Einde inhoudsopgave
Verordening (EEG) Nr. 3922/91 inzake de harmonisatie van technische voorschriften en administratieve procedures op het gebied van de burgerluchtvaart
Artikel 2
Geldend
Geldend vanaf 16-01-2007
- Bronpublicatie:
12-12-2006, PbEU 2006, L 377 (uitgifte: 01-01-2006, regelingnummer: 1899/2006)
- Inwerkingtreding
16-01-2007
- Bronpublicatie inwerkingtreding:
12-12-2006, PbEU 2006, L 377 (uitgifte: 01-01-2006, regelingnummer: 1899/2006)
- Vakgebied(en)
Vervoersrecht / Luchtvervoer
Voor de toepassing van deze verordening wordt verstaan onder:
- a)
‘exploitant’: een in een Lid-Staat woonachtige natuurlijke persoon of een in een Lid-Staat gevestigde rechtspersoon die gebruik maakt van een of meer luchtvaartuigen overeenkomstig de in die Lid-Staat toepasselijke voorschriften, dan wel een communautaire luchtvaartonderneming als omschreven in de communautaire wetgeving;
- b)
‘produkt’: een luchtvaartuig, motor, propeller of uitrusting voor de burgerluchtvaart;
- c)
‘uitrusting’: ieder instrument, mechanisme, apparaat, onderdeel of iedere inrichting gebruikt of kunnende worden gebruikt voor de exploitatie van een luchtvaartuig tijdens de vlucht, geïnstalleerd of bestemd om te worden geïnstalleerd in een burgerluchtvaartuig dan wel daaraan bevestigd, maar geen deel uitmakend van een casco, een motor of een propeller;
- d)
‘element’: een materiaal, component of subeenheid, niet vallende onder de definities onder b) of c) en bestemd voor luchtvaartuigen, motoren, propellers of uitrustingen voor de burgerluchtvaart;
- e)
‘certificering’ (van een produkt, dienst, organisme of persoon): alle vormen van wettelijke erkenning dat dit produkt, deze dienst, dit organisme of deze persoon voldoet aan de geldende voorschriften.
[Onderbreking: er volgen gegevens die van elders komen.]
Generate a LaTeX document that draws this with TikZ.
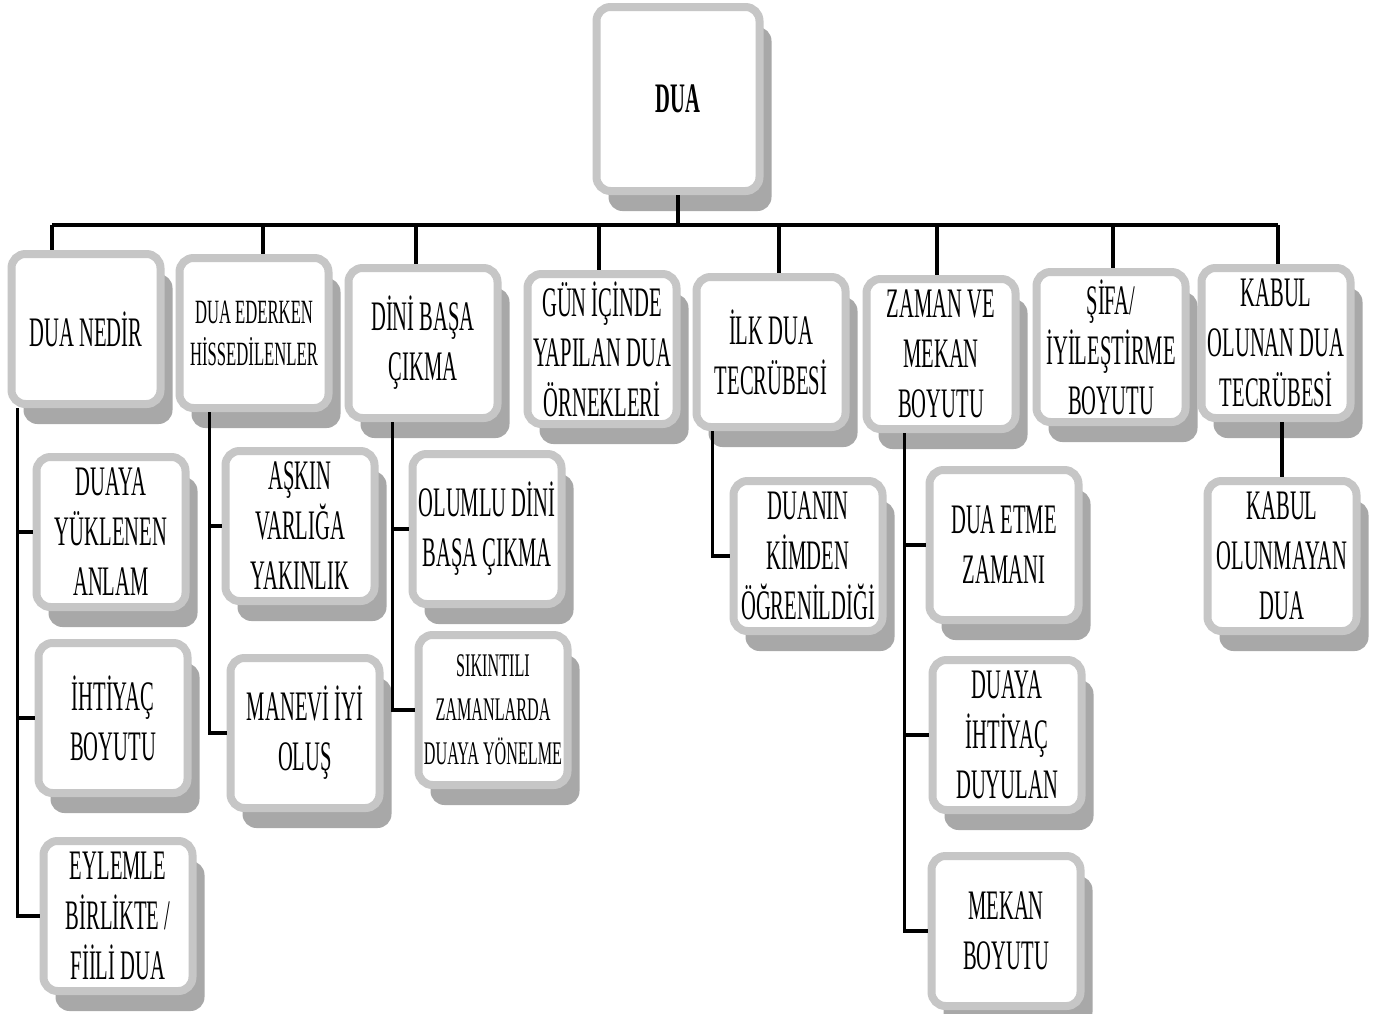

Deze certificering omvat twee handelingen:
- i)
het controleren dat het produkt, de dienst, het organisme of de persoon in technisch opzicht voldoet aan de geldende voorschriften; deze handeling wordt genoemd: vaststelling van de technische bevindingen;
- ii)
de formele erkenning van dit beantwoorden aan de geldende voorschriften door de afgifte van een certificaat, een vergunning, een goedkeuring of een ander document overeenkomstig de nationale wetgeving en de nationale procedures; deze handeling wordt genoemd: vaststelling van de wettelijke bevindingen;
- f)
‘onderhoud’: de tijdens de levensduur van een luchtvaartuig ononderbroken uit te voeren reeks van inspecties, onderhoudsbeurten, wijzigingen en herstelwerkzaamheden die nodig zijn om te waarborgen dat het vliegtuig in overeenstemming met het gecertificeerde typeontwerp blijft en onder alle omstandigheden aan een hoog veiligheidsniveau blijft beantwoorden; het omvat met name de door de bij de onder h) bedoelde regelingen partij zijnde autoriteiten verplicht gestelde wijzigingen overeenkomstig de concepten inzake controle van de luchtwaardigheid;
- g)
‘nationale variant’: een door een bepaald land in aanvulling op of in de plaats van een JAR opgelegd nationaal voorschrift of nationaal reglement;
- h)
‘regelingen’: onder auspiciën van de Europese Burgerluchtvaartconferentie (ECAC) uitgewerkte regelingen met het oog op samenwerking bij de opstelling en tenuitvoerlegging van gemeenschappelijke voorschriften op alle gebieden die betrekking hebben op de veiligheid en op de veilige exploitatie van luchtvaartuigen. Bedoelde regelingen zijn in bijlage I vermeld;
- i)
‘autoriteit in bijlage III’: de bevoegde autoriteit die de Vergunning tot vluchtuitvoering (VTV) heeft verleend.